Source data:
——

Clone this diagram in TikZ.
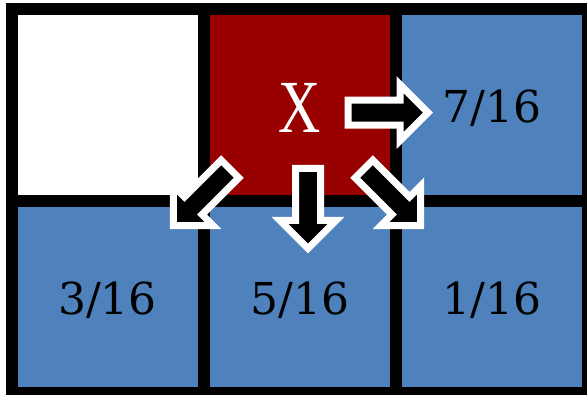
\documentclass[tikz,border=0pt]{standalone}
\usepackage{graphicx}
\usepackage{fontspec}
\newfontfamily\numfont{DejaVu Serif}
\newfontfamily\xfont{Liberation Serif}
\definecolor{cellred}{HTML}{990000}
\definecolor{cellblue}{HTML}{4F81BD}
\tikzset{
  cell/.style={draw=black, line width=12pt, minimum width=192pt, minimum height=192pt, inner sep=0pt, outer sep=0pt, shape=rectangle},
  numlbl/.style={anchor=base, inner sep=0pt, text=black, font=\numfont\fontsize{44}{50}\selectfont},
  xlbl/.style={anchor=base, inner sep=0pt, text=white, font=\xfont\fontsize{75}{80}\selectfont},
  barr/.pic={\draw[fill=black, draw=white, line width=7pt, line join=miter]
      (0,12.5) -- (52,12.5) -- (52,28) -- (80,0) -- (52,-28) -- (52,-12.5) -- (0,-12.5) -- cycle;}
}
\begin{document}
\begin{tikzpicture}[x=1pt,y=1pt]
\useasboundingbox (0,0) rectangle (587,395);
% cells
\node[cell, fill=white]    (c11) at (108,290) {};
\node[cell, fill=cellred]  (c12) at (300,290) {};
\node[cell, fill=cellblue] (c13) at (492,290) {};
\node[cell, fill=cellblue] (c21) at (108,98) {};
\node[cell, fill=cellblue] (c22) at (300,98) {};
\node[cell, fill=cellblue] (c23) at (492,98) {};
% labels
\node[xlbl]   (lx)  at (300,262.3) {\scalebox{0.78}[1]{X}};
\node[numlbl] (l13) at (492,272.3) {7/16};
\node[numlbl] (l21) at (107.5,80.7) {3/16};
\node[numlbl] (l22) at (300,80.7) {5/16};
\node[numlbl] (l23) at (492,80.7) {1/16};
% arrows
\coordinate (aR)  at (348,282.3);
\coordinate (aD)  at (308,226.5);
\coordinate (aDR) at (364,226);
\coordinate (aDL) at (230,226);
\pic[rotate=0]    at (aR)  {barr};
\pic[rotate=-90]  at (aD)  {barr};
\pic[rotate=-45]  at (aDR) {barr};
\pic[rotate=-135] at (aDL) {barr};
\end{tikzpicture}
\end{document}
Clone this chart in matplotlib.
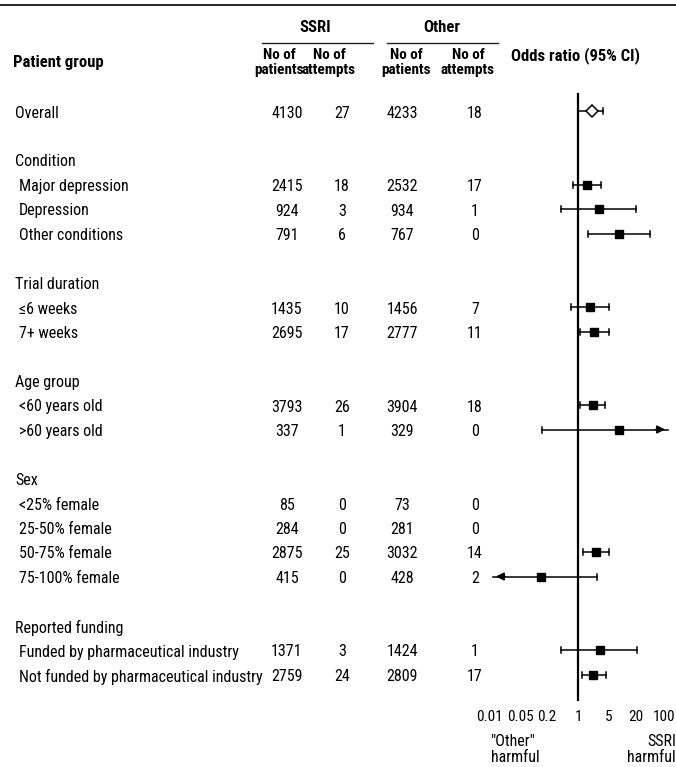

——

● **Task to complete**
All of the records need repeating exactly, except for the pictures.

● **Output for this exercise**
Clone this diagram in TikZ.
\documentclass[tikz,border=0pt]{standalone}
\usepackage{graphicx}
\usepackage{fontspec}
\newfontfamily\numfont{DejaVu Serif}
\newfontfamily\xfont{Liberation Serif}
\definecolor{cellred}{HTML}{990000}
\definecolor{cellblue}{HTML}{4F81BD}
\tikzset{
  cell/.style={draw=black, line width=12pt, minimum width=192pt, minimum height=192pt, inner sep=0pt, outer sep=0pt, shape=rectangle},
  numlbl/.style={anchor=base, inner sep=0pt, text=black, font=\numfont\fontsize{44}{50}\selectfont},
  xlbl/.style={anchor=base, inner sep=0pt, text=white, font=\xfont\fontsize{75}{80}\selectfont},
  barr/.pic={\draw[fill=black, draw=white, line width=7pt, line join=miter]
      (0,12.5) -- (52,12.5) -- (52,28) -- (80,0) -- (52,-28) -- (52,-12.5) -- (0,-12.5) -- cycle;}
}
\begin{document}
\begin{tikzpicture}[x=1pt,y=1pt]
\useasboundingbox (0,0) rectangle (587,395);
% cells
\node[cell, fill=white]    (c11) at (108,290) {};
\node[cell, fill=cellred]  (c12) at (300,290) {};
\node[cell, fill=cellblue] (c13) at (492,290) {};
\node[cell, fill=cellblue] (c21) at (108,98) {};
\node[cell, fill=cellblue] (c22) at (300,98) {};
\node[cell, fill=cellblue] (c23) at (492,98) {};
% labels
\node[xlbl]   (lx)  at (300,262.3) {\scalebox{0.78}[1]{X}};
\node[numlbl] (l13) at (492,272.3) {7/16};
\node[numlbl] (l21) at (107.5,80.7) {3/16};
\node[numlbl] (l22) at (300,80.7) {5/16};
\node[numlbl] (l23) at (492,80.7) {1/16};
% arrows
\coordinate (aR)  at (348,282.3);
\coordinate (aD)  at (308,226.5);
\coordinate (aDR) at (364,226);
\coordinate (aDL) at (230,226);
\pic[rotate=0]    at (aR)  {barr};
\pic[rotate=-90]  at (aD)  {barr};
\pic[rotate=-45]  at (aDR) {barr};
\pic[rotate=-135] at (aDL) {barr};
\end{tikzpicture}
\end{document}
Clone this chart in matplotlib.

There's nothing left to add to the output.